(EXERCISE BRIEF) Retype, exactly as written, every line from the one containing "Generate a Python" down to the one containing "yticks = [0, 500, 1000, 1500, 2000, 2500]", including both, and nothing else.

(TASK INPUT)
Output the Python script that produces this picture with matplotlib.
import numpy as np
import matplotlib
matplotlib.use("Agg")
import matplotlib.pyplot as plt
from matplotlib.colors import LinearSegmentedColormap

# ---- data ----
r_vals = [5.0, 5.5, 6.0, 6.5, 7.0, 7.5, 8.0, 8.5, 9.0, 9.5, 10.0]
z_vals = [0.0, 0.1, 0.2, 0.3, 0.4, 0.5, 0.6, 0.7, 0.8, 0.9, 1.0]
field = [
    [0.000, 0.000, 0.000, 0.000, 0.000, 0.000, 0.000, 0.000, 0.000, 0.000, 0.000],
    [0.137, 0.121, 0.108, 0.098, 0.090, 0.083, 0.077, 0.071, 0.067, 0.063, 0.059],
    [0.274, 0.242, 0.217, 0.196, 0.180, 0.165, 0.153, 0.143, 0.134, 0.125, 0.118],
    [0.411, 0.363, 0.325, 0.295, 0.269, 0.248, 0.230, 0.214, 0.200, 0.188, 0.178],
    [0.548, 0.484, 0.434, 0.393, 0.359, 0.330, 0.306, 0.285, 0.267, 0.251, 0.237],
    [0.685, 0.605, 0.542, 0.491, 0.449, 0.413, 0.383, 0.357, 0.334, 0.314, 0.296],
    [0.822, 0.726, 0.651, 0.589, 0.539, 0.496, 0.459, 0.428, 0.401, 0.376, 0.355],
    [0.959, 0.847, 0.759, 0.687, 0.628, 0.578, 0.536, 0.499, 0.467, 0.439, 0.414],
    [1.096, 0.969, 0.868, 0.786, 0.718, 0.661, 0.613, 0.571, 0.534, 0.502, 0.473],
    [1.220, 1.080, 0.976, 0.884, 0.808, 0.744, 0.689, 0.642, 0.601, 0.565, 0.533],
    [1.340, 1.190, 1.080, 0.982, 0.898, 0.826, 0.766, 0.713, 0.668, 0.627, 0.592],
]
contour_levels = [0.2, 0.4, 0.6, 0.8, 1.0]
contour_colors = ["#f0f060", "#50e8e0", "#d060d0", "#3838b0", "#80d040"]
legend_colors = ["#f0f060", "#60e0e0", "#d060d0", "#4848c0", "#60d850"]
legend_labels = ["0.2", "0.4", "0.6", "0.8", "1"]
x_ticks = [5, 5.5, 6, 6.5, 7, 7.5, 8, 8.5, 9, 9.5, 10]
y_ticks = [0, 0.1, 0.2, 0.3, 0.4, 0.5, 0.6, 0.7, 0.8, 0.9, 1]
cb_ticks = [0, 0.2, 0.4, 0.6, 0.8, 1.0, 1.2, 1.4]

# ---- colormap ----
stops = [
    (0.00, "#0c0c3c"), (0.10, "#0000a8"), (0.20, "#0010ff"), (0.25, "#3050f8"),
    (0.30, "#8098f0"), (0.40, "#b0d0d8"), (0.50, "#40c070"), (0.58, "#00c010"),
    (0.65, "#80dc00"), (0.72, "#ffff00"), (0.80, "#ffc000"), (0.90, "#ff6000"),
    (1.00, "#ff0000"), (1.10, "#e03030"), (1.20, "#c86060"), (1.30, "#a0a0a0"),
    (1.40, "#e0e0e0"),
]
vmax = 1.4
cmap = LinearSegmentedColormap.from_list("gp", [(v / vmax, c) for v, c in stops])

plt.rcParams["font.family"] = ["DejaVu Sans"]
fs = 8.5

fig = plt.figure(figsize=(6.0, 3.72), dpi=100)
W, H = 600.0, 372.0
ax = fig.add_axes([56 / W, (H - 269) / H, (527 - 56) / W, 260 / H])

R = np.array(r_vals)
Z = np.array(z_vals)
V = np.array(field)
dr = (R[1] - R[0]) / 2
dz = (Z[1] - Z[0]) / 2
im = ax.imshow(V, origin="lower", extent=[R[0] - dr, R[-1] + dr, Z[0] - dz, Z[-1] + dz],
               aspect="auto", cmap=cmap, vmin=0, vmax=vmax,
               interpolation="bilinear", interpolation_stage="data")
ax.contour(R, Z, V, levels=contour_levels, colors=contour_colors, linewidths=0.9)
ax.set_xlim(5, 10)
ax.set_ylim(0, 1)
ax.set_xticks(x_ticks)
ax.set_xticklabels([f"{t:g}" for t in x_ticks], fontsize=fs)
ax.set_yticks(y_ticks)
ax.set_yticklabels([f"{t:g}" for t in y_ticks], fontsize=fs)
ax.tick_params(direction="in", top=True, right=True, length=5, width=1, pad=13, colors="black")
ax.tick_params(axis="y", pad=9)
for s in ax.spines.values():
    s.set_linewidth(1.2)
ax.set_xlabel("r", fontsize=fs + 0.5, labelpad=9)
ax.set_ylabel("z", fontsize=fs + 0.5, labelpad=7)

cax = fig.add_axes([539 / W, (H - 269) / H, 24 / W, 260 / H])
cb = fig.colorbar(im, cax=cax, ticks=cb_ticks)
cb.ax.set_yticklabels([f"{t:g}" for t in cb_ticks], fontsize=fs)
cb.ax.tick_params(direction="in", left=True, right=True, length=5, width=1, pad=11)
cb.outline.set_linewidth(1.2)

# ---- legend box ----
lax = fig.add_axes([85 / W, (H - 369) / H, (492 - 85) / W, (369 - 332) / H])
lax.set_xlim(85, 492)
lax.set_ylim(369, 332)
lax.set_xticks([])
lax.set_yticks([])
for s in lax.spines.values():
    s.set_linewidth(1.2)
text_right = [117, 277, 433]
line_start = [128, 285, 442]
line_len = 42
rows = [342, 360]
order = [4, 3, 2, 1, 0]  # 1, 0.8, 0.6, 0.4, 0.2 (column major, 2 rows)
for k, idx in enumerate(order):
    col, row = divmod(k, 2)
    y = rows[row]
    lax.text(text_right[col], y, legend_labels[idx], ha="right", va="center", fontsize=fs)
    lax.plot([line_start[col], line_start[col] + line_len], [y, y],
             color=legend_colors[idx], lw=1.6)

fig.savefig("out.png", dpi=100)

* * *

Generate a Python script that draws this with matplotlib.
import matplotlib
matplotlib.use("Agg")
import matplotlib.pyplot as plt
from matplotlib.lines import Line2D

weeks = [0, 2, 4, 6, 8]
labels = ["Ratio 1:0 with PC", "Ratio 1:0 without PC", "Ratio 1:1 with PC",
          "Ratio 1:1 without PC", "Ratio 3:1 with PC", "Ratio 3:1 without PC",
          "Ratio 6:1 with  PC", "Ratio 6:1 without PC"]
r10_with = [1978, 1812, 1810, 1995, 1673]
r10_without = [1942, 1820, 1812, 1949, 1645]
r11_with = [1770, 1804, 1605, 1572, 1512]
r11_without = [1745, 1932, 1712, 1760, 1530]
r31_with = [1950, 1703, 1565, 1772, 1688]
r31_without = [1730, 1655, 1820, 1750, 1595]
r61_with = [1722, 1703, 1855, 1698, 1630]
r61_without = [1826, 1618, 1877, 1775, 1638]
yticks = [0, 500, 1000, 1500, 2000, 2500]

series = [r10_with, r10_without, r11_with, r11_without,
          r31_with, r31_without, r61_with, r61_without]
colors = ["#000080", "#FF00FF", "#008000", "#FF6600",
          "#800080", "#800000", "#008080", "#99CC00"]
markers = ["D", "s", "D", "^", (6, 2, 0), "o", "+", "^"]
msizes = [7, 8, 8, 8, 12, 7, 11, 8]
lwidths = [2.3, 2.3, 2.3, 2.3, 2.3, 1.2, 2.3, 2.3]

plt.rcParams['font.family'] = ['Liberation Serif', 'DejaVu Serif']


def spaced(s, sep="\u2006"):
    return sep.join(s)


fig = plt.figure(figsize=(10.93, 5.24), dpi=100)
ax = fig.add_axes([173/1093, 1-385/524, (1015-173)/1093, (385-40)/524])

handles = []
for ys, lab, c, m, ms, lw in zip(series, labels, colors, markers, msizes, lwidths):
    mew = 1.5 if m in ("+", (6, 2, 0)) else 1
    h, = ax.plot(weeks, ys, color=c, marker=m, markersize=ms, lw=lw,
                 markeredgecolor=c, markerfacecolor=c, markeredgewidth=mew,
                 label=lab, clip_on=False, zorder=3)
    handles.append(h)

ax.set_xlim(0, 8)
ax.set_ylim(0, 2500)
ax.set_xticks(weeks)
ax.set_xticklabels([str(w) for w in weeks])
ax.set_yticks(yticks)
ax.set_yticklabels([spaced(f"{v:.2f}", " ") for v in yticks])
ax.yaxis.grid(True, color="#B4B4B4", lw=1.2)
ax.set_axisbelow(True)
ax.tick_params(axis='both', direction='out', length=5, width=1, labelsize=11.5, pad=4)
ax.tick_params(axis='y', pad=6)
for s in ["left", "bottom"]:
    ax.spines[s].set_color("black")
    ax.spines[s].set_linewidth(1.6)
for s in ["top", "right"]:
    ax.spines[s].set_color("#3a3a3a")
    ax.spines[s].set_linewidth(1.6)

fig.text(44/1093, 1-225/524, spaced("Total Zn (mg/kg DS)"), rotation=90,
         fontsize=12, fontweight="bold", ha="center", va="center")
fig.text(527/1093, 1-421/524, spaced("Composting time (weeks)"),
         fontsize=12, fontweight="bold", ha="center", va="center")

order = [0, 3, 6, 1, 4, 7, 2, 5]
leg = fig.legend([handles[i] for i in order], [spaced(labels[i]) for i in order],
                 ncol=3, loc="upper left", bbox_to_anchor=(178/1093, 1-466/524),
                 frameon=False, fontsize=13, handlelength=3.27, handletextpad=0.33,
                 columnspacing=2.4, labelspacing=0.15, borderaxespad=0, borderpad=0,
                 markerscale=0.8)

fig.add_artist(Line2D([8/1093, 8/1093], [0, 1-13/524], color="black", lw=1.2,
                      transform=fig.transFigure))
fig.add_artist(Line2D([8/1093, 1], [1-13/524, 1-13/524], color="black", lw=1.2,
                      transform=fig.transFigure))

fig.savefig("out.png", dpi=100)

(WRITTEN SOLUTION)
Generate a Python script that draws this with matplotlib.
import matplotlib
matplotlib.use("Agg")
import matplotlib.pyplot as plt
from matplotlib.lines import Line2D

weeks = [0, 2, 4, 6, 8]
labels = ["Ratio 1:0 with PC", "Ratio 1:0 without PC", "Ratio 1:1 with PC",
          "Ratio 1:1 without PC", "Ratio 3:1 with PC", "Ratio 3:1 without PC",
          "Ratio 6:1 with  PC", "Ratio 6:1 without PC"]
r10_with = [1978, 1812, 1810, 1995, 1673]
r10_without = [1942, 1820, 1812, 1949, 1645]
r11_with = [1770, 1804, 1605, 1572, 1512]
r11_without = [1745, 1932, 1712, 1760, 1530]
r31_with = [1950, 1703, 1565, 1772, 1688]
r31_without = [1730, 1655, 1820, 1750, 1595]
r61_with = [1722, 1703, 1855, 1698, 1630]
r61_without = [1826, 1618, 1877, 1775, 1638]
yticks = [0, 500, 1000, 1500, 2000, 2500]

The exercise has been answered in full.